I finlandesi iniziano non a caso proprio con quel disco, con “Fallen” e “Angels Of Distress” in ‘rapida’ sequenza, per quanto sia possibile usare tale parola col funeral doom.
Arrivano poi estratti dai più recenti “Return To The Void” e “The Monotony Fields” e, possiamo dirlo, tanto quanto la proposta degli Skepticism è stata per molti ostica, tanto gli Shape Of Despair sono stati in grado di incantare l’audience: il denso tappeto orchestrale, l’alternanza delle voci maschile e femminile, l’esecuzione solenne creano un suono unico e avvolgente che pur nella sua ripetitività si distanza dai suoni abrasivi e scarni degli headliner della serata precedente.
Dopo le interazioni dei Dawn Of Winter, con gli Shape Of Despair si torna ad uno spettacolo privo di presentazioni e di praticamente qualsiasi contatto con il pubblico anche se come detto, è un funeral stranamente accessibile, quello di Jarno Salomaa e Tomi Ullgrén, che in una dimensione live trova elementi di interesse ulteriori, fatto questo non così scontato.
Dopo un’ora abbondante di set, i nostri si congedano tra gli entusiasmi del pubblico ancora con un pezzo da “Angels Of Distress”, la lunghissima “Quiet The Paintings Are”. Ormai è tardi, ben oltre quanto annunciato, ma siamo rimasti praticamente fino alla fine perché il Church Of Crow Doom Fest è stato un evento che ha grande potenziale di sviluppo e ci tenevamo ad onorarlo fino in fondo.

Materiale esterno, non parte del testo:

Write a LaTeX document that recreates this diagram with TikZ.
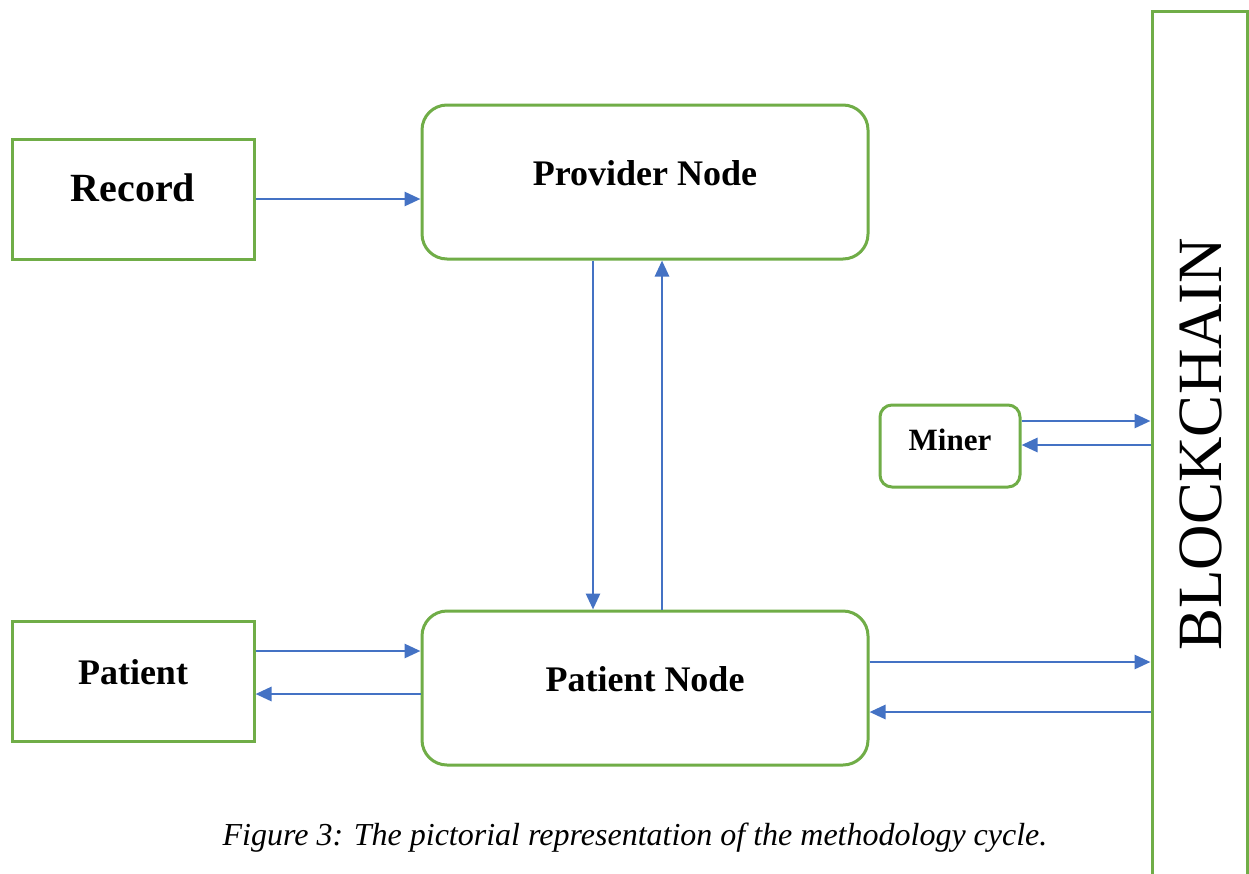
\documentclass[tikz,border=0pt]{standalone}
\usepackage{fontspec}
\setmainfont{Liberation Serif}
\usetikzlibrary{arrows.meta}
\definecolor{gr}{HTML}{70AD47}
\definecolor{bl}{HTML}{4472C4}
\begin{document}
\begin{tikzpicture}[x=1pt,y=-1pt,
  box/.style={draw=gr,line width=3pt,inner sep=0pt,fill=white},
  sq/.style={box,minimum width=242pt,minimum height=120pt},
  big/.style={box,rounded corners=25pt,minimum width=446pt,minimum height=154pt},
  lab/.style={font=\fontsize{36}{40}\selectfont\bfseries,yshift=9pt},
  arr/.style={draw=bl,line width=2.8pt,-{Triangle[length=16pt,width=14pt]}}]
\fill[white] (0,0) rectangle (1249,873);
\useasboundingbox (0,0) rectangle (1249,873);
\node[sq,label={[lab,font=\fontsize{40}{44}\selectfont\bfseries,yshift=2pt]center:Record}] (rec) at (133,199) {};
\node[big,label={[lab]center:Provider Node}] (prov) at (645,182) {};
\node[sq,label={[lab]center:Patient}] (pat) at (133,681) {};
\node[big,label={[lab]center:Patient Node}] (pnode) at (645,688) {};
\node[box,rounded corners=12pt,minimum width=140pt,minimum height=82pt,
  label={[font=\fontsize{31}{34}\selectfont\bfseries,yshift=6pt]center:Miner}] (miner) at (950,446) {};
\node[box,minimum width=95pt,minimum height=880pt] (bc) at (1199.5,451) {};
\node[rotate=90,font=\fontsize{63}{66}\selectfont,inner sep=0pt] (bct) at (1201,444) {BLOCKCHAIN};
\node[font=\fontsize{32}{36}\selectfont\itshape,inner sep=0pt] (cap) at (635,838) {Figure 3: The pictorial representation of the methodology cycle.};
\draw[arr] (rec.east) -- (rec.east -| prov.west);
\draw[arr] ([xshift=-52pt]prov.south) -- ([xshift=-52pt]pnode.north);
\draw[arr] ([xshift=17pt]pnode.north) -- ([xshift=17pt]prov.south);
\draw[arr] ([yshift=30pt]pat.east) -- ([yshift=30pt]pat.east -| pnode.west);
\draw[arr] ([yshift=-13pt]pat.east -| pnode.west) -- ([yshift=-13pt]pat.east);
\draw[arr] ([yshift=25pt]miner.east) -- ([yshift=25pt]miner.east -| bc.west);
\draw[arr] ([yshift=1pt]miner.east -| bc.west) -- ([yshift=1pt]miner.east);
\draw[arr] ([yshift=26pt]pnode.east) -- ([yshift=26pt]pnode.east -| bc.west);
\draw[arr] ([yshift=-24pt]pnode.east -| bc.west) -- ([yshift=-24pt]pnode.east);
\end{tikzpicture}
\end{document}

Come dichiarato pubblicamente anche dagli organizzatori, al di là del successo ci sono ancora dei miglioramenti da fare e personalmente non avremmo disdegnato il rispetto degli orari (soprattutto la domenica!) e qualche servizio in più, tipo un menù un po’ più vario o qualche bagno aggiuntivo, elementi essenziali per garantire la permanenza del pubblico nei dintorni della chiesa e non farli allontanare in cerca di bar o ristoranti.
Sono tantissimi comunque i punti di forza che andrebbero a nostro parere mantenuti: la location splendida, praticamente unica; la scelta dei gruppi, varia a sufficienza per rappresentare davvero un genere musicale; i prezzi popolari, sia del biglietto che del cibo e delle bevande. Nella speranza quindi di miglioramenti ulteriori, pollice davvero alto per il Church Of Crow Doom Festival e alla sua location unica. All’anno prossimo!